Análisis

ALEJANDRO MORALES

El mérito de gerardo

Piqué se atreve abiertamente a tocar las pelotas. Los vascos evitan decir 'España'

Al abrigo del 'pajarillo' de Twitter asistimos no hace mucho a uno de los 'zascas' más contundentes y evidentes que yo recuerde. Se lo dieron al periodista Quique Peinado, reconocido rayista, condición la suya que parece tener que llevar aparejada sí o sí la de militancia en posiciones muy de izquierdas. Sugería que en ningún caso debía mezclarse la política con el deporte, toda una invitación a ser 'abofeteado' virtualmente, por ser justamente él autor de un libro que se vende bajo el título Futbolistas de Izquierdas. La mezcla de ámbitos aparentemente tan distanciados, en efecto, nunca ha sido un buen negocio, pero no podemos ser tan ingenuos de pensar que la intoxicación vaya a cesar. El fulgor del dinero y la perversión de la política, su reduccionismo hasta parámetros únicamente relacionados con ganar votos y mantener poderes, invalida cualquier esperanza.

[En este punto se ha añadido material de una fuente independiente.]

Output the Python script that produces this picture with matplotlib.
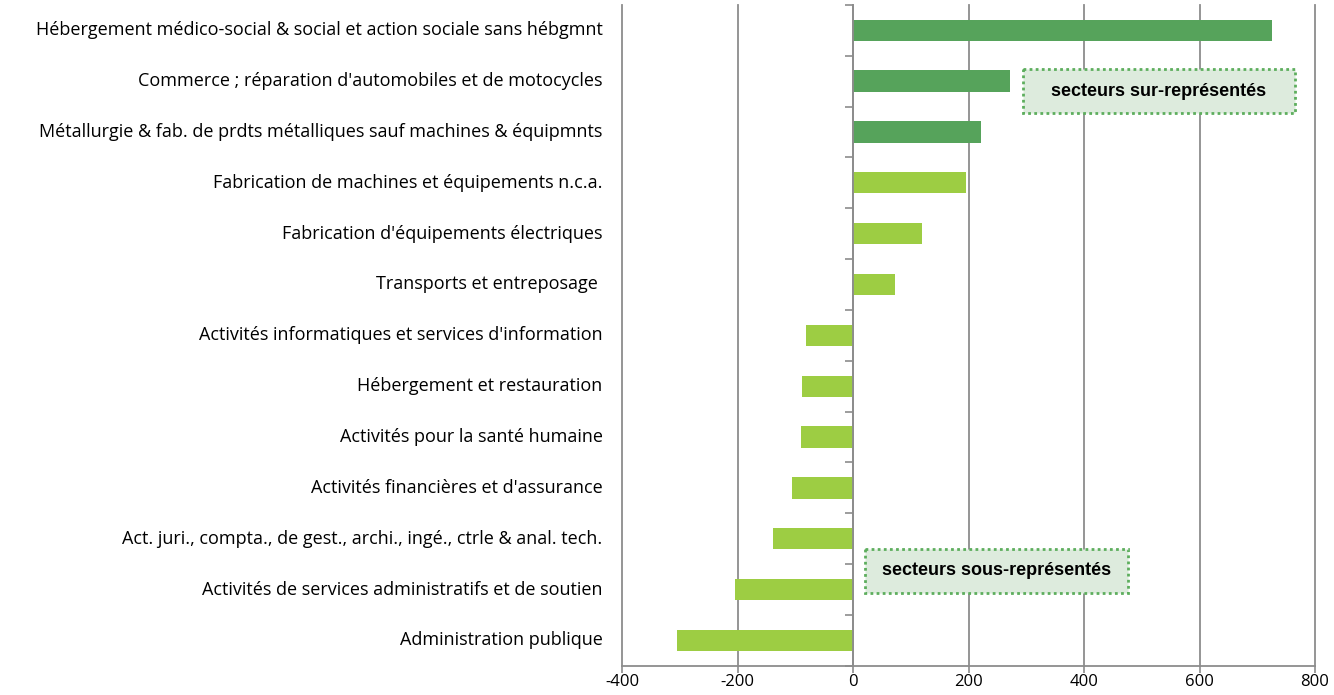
import matplotlib.pyplot as plt
from matplotlib.patches import Rectangle
from matplotlib.transforms import blended_transform_factory

plt.rcParams['font.family'] = ['Open Sans', 'DejaVu Sans']

# Secteurs (de haut en bas) et écarts
secteurs = [
    "Hébergement médico-social & social et action sociale sans hébgmnt",
    "Commerce ; réparation d'automobiles et de motocycles",
    "Métallurgie & fab. de prdts métalliques sauf machines & équipmnts",
    "Fabrication de machines et équipements n.c.a.",
    "Fabrication d'équipements électriques",
    "Transports et entreposage ",
    "Activités informatiques et services d'information",
    "Hébergement et restauration",
    "Activités pour la santé humaine",
    "Activités financières et d'assurance",
    "Act. juri., compta., de gest., archi., ingé., ctrle & anal. tech.",
    "Activités de services administratifs et de soutien",
    "Administration publique",
]
valeurs = [725, 271, 222, 195, 120, 72, -82, -88, -90, -105, -138, -205, -305]
n_fonce = 3  # les trois premiers en vert foncé

x_ticks = [-400, -200, 0, 200, 400, 600, 800]

fonce = '#56A35B'
clair = '#9DCD43'
gris = '#8C8C8C'

fig = plt.figure(figsize=(13.34, 6.95), dpi=100)
ax = fig.add_axes([0.4663, 0.042, 0.5195, 0.951])

pos = list(range(len(secteurs)))
couleurs = [fonce if i < n_fonce else clair for i in pos]
ax.barh(pos, valeurs, height=0.42, color=couleurs, zorder=3)

ax.set_xlim(-400, 800)
ax.set_ylim(len(secteurs) - 0.5, -0.5)
ax.set_xticks(x_ticks)
ax.set_xticklabels([str(v) for v in x_ticks], fontsize=12)
ax.tick_params(axis='x', length=5, width=1.2, color=gris, pad=1)
ax.grid(axis='x', color=gris, lw=1.3, zorder=0)
for gl in ax.get_xgridlines():
    gl.set_clip_on(False)

# axe vertical à zéro avec graduations entre catégories
ax.spines['left'].set_position(('data', 0))
ax.spines['left'].set_color(gris)
ax.spines['left'].set_linewidth(1.3)
ax.spines['left'].set_zorder(4)
ax.set_yticks([p - 0.5 for p in pos] + [len(secteurs) - 0.5])
ax.set_yticklabels([])
ax.tick_params(axis='y', length=6, width=1.2, color=gris, direction='out')
for s in ['top', 'right']:
    ax.spines[s].set_visible(False)
ax.spines['bottom'].set_color(gris)
ax.spines['bottom'].set_linewidth(1.3)

# libellés des catégories à gauche de la zone de tracé
tr = blended_transform_factory(ax.transAxes, ax.transData)
for p, lab in zip(pos, secteurs):
    ax.text(-0.028, p, lab, transform=tr, ha='right', va='center', fontsize=13)

# encadrés
for (x0, x1, y0, y1, txt) in [(294, 765, 0.77, 1.63, 'secteurs sur-représentés'),
                              (21, 476, 10.2, 11.06, 'secteurs sous-représentés')]:
    ax.add_patch(Rectangle((x0, y0), x1 - x0, y1 - y0, fc='#DDEBDD', ec='#5DAE5D',
                           ls=(0, (1, 1.2)), lw=2, zorder=5))
    ax.text((x0 + x1) / 2, (y0 + y1) / 2, txt, ha='center', va='center',
            fontsize=13, fontweight='bold', family=['Liberation Sans', 'DejaVu Sans'],
            zorder=6)

fig.savefig('out.png', dpi=100)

Conviene, a mi juicio, que nos adaptemos de una vez al emponzoñamiento crónico que sufre el fútbol y cualquier otra disciplina susceptible de importar a la gente. Aunque eso implique tragar con atentados a la coherencia como el de Piqué, quien aparta a un lado sus ideales cuando se trata de seguir en la elite y sumar internacionalidades, fama y billete, aunque el escudo le queme o le resbale.

A Piqué le concedo un mérito que sin duda tiene que ver con su personalidad arrolladora, carismática y, llámenme loco, un tanto narcisista: Gerardo se atreve abiertamente a tocar las pelotas, cosa que otros, tan poco orgullosos de jugar con España como él, no hacen o disimulan bien. Llevo años observándolo, lo que me permite ser una eminencia en la materia: cada vez que un futbolista vasco habla de la selección lo hace obviando las palabras 'España y 'español'. No les sale. Para ellos, ir a la selección es "ir a la absoluta". Ésto, como lo de Piqué, dejó de afectarme hace mucho tiempo. Al fin y al cabo siempre me sentí representado, qué remedio, por gente tan dispar como Donato, Dujshebaev, o, llegado el caso, el dopadísimo Juanito Muehlegg.